= The exercise =
Go through the records and extract every line with the word "this".

──────── Task material

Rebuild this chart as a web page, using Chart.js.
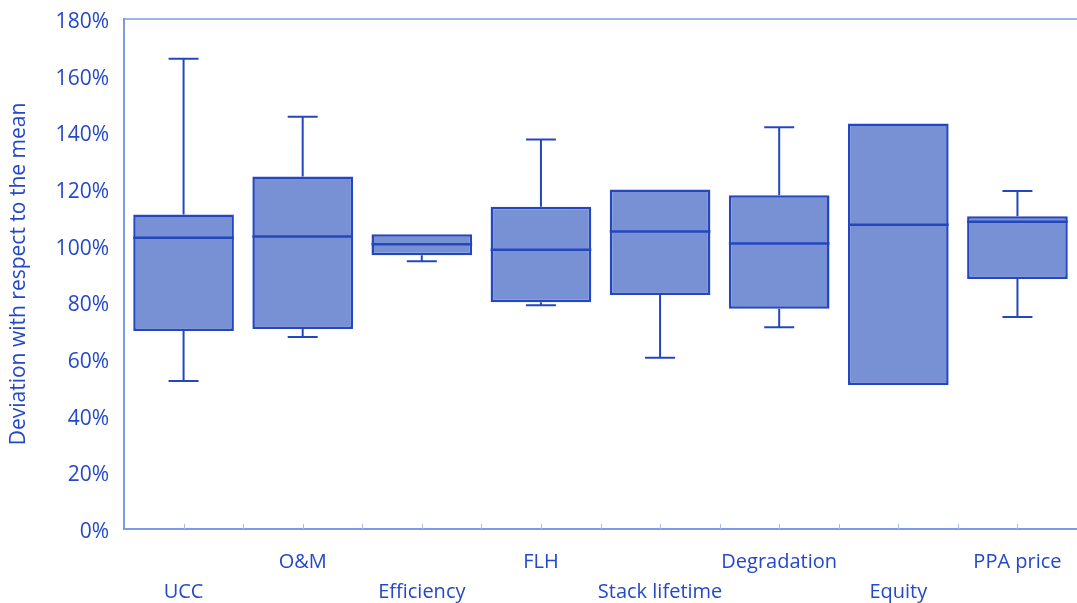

────────────────
──────── Task material

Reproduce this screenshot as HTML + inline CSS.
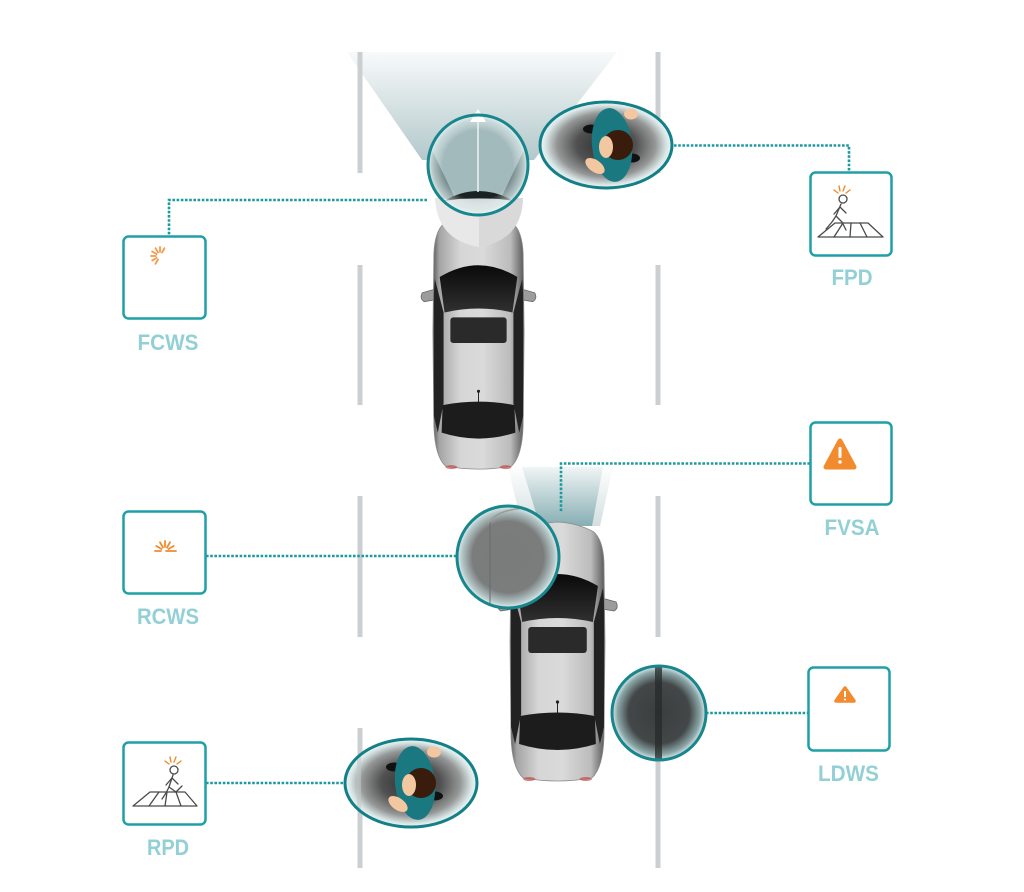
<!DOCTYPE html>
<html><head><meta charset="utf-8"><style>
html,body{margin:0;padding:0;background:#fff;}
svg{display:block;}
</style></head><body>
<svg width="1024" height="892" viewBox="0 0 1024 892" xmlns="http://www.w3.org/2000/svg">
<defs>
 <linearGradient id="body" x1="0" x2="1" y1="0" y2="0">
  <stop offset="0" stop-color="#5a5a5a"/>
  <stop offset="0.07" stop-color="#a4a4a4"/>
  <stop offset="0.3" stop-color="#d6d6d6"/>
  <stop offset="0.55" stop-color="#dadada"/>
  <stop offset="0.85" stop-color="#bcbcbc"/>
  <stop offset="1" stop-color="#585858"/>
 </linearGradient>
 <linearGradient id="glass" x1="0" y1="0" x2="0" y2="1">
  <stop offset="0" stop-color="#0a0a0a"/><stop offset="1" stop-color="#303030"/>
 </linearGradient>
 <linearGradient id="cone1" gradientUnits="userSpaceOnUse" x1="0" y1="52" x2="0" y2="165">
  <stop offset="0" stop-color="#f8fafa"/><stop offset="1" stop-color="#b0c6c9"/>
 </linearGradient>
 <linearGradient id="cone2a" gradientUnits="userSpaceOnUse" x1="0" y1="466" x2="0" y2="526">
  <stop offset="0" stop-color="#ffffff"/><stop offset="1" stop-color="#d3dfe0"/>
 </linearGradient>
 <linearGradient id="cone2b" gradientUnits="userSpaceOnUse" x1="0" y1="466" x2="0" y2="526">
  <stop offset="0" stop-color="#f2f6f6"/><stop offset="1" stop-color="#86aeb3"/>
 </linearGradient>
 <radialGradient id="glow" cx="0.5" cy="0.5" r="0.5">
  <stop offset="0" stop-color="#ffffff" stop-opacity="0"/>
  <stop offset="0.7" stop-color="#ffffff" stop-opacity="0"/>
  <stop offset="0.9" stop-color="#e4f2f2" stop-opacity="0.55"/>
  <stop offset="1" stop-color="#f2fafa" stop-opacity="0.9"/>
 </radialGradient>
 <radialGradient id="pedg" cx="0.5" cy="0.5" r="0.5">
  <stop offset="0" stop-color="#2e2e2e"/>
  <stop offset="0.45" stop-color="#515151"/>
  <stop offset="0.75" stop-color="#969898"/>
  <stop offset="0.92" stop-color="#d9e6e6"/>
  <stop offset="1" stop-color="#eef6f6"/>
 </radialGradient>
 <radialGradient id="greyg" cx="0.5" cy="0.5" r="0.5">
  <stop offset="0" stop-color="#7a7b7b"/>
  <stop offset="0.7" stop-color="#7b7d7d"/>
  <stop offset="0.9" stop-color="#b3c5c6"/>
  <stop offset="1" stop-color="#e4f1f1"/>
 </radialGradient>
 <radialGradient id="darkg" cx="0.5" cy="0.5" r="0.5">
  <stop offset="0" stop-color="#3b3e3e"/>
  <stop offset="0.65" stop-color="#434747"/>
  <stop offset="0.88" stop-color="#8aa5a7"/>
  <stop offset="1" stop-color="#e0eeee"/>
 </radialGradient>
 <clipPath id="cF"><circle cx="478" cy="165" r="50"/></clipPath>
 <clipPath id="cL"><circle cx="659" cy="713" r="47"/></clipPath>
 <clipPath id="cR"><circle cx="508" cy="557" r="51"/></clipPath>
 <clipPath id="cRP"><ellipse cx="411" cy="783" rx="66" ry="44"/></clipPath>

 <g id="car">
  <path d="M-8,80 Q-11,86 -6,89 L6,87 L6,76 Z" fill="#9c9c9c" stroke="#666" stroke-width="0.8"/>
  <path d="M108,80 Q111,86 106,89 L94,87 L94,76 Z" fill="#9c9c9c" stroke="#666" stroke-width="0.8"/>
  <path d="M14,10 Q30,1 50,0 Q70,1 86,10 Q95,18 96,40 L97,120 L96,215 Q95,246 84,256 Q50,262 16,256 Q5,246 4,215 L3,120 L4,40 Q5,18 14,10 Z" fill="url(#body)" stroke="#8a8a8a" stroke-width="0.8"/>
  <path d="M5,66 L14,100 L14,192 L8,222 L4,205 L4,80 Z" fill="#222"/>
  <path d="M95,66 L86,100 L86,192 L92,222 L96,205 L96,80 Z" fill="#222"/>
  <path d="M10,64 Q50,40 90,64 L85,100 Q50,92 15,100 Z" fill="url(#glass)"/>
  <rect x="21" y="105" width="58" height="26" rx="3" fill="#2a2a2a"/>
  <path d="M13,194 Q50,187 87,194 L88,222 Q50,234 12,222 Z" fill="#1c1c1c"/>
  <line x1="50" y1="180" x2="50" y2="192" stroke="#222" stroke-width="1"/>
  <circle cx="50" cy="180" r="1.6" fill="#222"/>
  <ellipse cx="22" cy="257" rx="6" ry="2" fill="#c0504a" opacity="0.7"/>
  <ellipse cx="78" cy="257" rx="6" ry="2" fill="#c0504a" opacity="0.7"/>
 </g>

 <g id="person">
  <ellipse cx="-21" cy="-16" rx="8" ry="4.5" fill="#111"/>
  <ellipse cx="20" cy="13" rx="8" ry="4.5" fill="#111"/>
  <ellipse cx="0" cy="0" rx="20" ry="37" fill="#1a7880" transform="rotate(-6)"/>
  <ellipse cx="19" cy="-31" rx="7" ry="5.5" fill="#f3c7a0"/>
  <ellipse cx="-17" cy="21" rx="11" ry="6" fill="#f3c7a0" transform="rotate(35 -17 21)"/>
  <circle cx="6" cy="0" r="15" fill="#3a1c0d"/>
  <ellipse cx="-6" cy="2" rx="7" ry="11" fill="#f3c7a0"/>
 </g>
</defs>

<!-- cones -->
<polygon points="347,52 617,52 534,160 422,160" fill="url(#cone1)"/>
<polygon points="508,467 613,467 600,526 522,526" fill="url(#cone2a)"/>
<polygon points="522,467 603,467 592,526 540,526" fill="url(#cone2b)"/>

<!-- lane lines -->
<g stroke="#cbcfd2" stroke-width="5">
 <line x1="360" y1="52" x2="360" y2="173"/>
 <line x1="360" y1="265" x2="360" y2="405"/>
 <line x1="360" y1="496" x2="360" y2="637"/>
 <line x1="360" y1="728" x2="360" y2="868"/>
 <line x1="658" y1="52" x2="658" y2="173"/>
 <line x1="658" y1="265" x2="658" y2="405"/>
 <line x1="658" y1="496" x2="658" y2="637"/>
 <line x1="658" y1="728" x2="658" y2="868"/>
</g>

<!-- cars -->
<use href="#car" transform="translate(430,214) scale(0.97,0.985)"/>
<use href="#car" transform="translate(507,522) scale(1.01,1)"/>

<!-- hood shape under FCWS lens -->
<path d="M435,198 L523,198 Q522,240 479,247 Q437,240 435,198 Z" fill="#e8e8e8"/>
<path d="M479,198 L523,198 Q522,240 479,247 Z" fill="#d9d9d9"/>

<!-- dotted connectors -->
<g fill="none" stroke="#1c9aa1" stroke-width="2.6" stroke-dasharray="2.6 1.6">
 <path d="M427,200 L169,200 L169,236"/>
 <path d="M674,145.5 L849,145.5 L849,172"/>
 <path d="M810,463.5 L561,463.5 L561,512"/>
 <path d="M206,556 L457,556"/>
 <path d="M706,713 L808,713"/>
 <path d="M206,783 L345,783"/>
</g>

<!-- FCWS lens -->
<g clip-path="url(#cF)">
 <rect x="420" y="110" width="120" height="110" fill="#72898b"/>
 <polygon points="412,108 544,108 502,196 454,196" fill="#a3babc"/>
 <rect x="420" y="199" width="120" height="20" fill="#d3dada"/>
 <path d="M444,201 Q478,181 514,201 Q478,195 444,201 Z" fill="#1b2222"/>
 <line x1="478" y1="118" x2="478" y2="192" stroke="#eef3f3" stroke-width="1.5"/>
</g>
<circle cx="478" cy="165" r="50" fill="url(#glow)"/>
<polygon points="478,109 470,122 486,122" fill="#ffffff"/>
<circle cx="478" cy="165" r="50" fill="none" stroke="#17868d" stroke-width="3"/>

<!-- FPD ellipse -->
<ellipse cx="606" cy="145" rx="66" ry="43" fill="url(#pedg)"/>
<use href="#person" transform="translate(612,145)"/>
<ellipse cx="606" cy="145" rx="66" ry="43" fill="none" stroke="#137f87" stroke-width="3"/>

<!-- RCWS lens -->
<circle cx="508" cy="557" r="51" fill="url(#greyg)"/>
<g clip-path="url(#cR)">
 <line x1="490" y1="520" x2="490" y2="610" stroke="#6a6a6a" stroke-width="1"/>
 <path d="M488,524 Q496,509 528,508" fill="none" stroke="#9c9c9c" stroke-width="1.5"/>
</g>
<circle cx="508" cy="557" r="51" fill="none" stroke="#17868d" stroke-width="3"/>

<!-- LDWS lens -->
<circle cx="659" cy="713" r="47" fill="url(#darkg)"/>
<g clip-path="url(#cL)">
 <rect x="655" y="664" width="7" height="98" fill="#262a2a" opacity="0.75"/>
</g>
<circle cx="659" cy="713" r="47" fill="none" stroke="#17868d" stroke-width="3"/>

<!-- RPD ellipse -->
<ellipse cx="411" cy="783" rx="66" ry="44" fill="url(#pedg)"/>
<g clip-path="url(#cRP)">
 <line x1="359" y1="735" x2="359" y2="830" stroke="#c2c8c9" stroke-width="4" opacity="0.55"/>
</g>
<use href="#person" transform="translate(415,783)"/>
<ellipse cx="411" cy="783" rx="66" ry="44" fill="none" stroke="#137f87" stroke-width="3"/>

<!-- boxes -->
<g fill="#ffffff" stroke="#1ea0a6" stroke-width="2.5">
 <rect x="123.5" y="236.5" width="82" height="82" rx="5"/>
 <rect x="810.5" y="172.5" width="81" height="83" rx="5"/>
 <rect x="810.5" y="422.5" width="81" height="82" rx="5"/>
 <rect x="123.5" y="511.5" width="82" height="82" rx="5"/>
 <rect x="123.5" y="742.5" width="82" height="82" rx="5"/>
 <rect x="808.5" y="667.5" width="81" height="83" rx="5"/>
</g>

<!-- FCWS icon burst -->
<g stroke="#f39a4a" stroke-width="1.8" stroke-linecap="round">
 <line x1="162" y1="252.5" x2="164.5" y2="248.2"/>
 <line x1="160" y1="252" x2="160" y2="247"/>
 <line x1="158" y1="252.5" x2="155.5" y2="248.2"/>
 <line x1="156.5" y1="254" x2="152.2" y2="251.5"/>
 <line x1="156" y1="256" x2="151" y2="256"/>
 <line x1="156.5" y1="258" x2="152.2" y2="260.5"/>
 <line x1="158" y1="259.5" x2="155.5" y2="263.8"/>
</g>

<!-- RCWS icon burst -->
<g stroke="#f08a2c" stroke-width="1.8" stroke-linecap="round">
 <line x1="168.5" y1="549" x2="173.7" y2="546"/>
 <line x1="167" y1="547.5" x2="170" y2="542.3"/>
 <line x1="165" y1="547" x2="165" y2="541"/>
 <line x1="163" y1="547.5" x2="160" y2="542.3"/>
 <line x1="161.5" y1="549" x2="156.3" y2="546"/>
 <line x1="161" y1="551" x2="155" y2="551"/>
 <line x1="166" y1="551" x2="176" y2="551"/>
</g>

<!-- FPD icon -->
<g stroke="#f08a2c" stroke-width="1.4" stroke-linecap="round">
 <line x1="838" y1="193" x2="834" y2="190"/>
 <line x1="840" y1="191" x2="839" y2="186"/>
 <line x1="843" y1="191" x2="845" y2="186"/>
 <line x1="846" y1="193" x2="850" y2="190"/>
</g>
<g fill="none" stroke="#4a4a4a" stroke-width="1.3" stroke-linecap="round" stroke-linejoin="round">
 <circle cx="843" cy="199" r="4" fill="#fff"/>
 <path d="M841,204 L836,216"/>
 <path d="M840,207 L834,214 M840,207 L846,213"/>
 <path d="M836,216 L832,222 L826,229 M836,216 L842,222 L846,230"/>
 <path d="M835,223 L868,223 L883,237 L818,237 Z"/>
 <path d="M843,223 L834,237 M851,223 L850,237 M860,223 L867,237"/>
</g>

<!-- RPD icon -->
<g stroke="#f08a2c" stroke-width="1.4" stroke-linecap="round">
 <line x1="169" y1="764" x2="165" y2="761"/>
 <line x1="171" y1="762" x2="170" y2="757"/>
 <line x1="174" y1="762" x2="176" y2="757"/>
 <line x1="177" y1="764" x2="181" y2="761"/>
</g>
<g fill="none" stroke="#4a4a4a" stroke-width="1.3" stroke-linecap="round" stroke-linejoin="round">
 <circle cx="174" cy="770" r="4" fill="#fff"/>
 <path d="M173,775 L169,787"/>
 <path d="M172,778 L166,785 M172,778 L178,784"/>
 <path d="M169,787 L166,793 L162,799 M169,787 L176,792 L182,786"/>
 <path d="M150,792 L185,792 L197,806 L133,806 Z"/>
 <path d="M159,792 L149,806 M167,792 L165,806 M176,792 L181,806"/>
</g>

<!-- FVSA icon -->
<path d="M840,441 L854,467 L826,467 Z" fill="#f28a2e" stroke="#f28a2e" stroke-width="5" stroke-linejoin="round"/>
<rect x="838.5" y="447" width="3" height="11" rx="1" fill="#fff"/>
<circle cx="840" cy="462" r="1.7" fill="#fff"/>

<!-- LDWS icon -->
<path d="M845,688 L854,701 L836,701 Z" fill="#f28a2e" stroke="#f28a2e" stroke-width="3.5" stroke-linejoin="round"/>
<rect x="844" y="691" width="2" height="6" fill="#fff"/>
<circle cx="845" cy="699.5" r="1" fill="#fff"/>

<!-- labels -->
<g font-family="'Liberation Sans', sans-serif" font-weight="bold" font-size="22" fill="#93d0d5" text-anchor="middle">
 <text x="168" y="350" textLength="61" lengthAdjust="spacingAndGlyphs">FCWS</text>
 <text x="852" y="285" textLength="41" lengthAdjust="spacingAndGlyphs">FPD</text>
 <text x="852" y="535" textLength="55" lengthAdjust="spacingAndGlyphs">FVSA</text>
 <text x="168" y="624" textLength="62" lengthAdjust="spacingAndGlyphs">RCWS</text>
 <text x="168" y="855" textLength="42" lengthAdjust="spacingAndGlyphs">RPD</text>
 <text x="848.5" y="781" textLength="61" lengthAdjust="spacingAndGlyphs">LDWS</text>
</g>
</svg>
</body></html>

────────────────
──────── Task material

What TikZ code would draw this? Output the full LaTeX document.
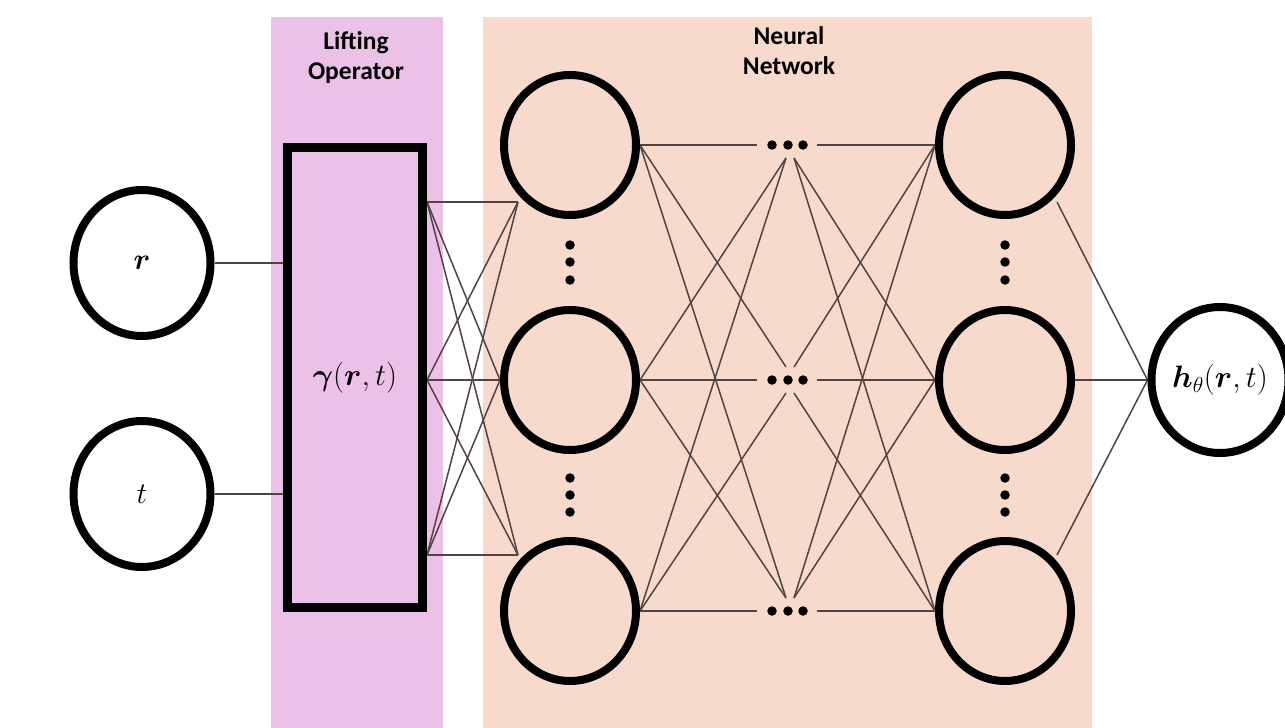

────────────────

= Reply to the task =
Rebuild this chart as a web page, using Chart.js.
Reproduce this screenshot as HTML + inline CSS.
What TikZ code would draw this? Output the full LaTeX document.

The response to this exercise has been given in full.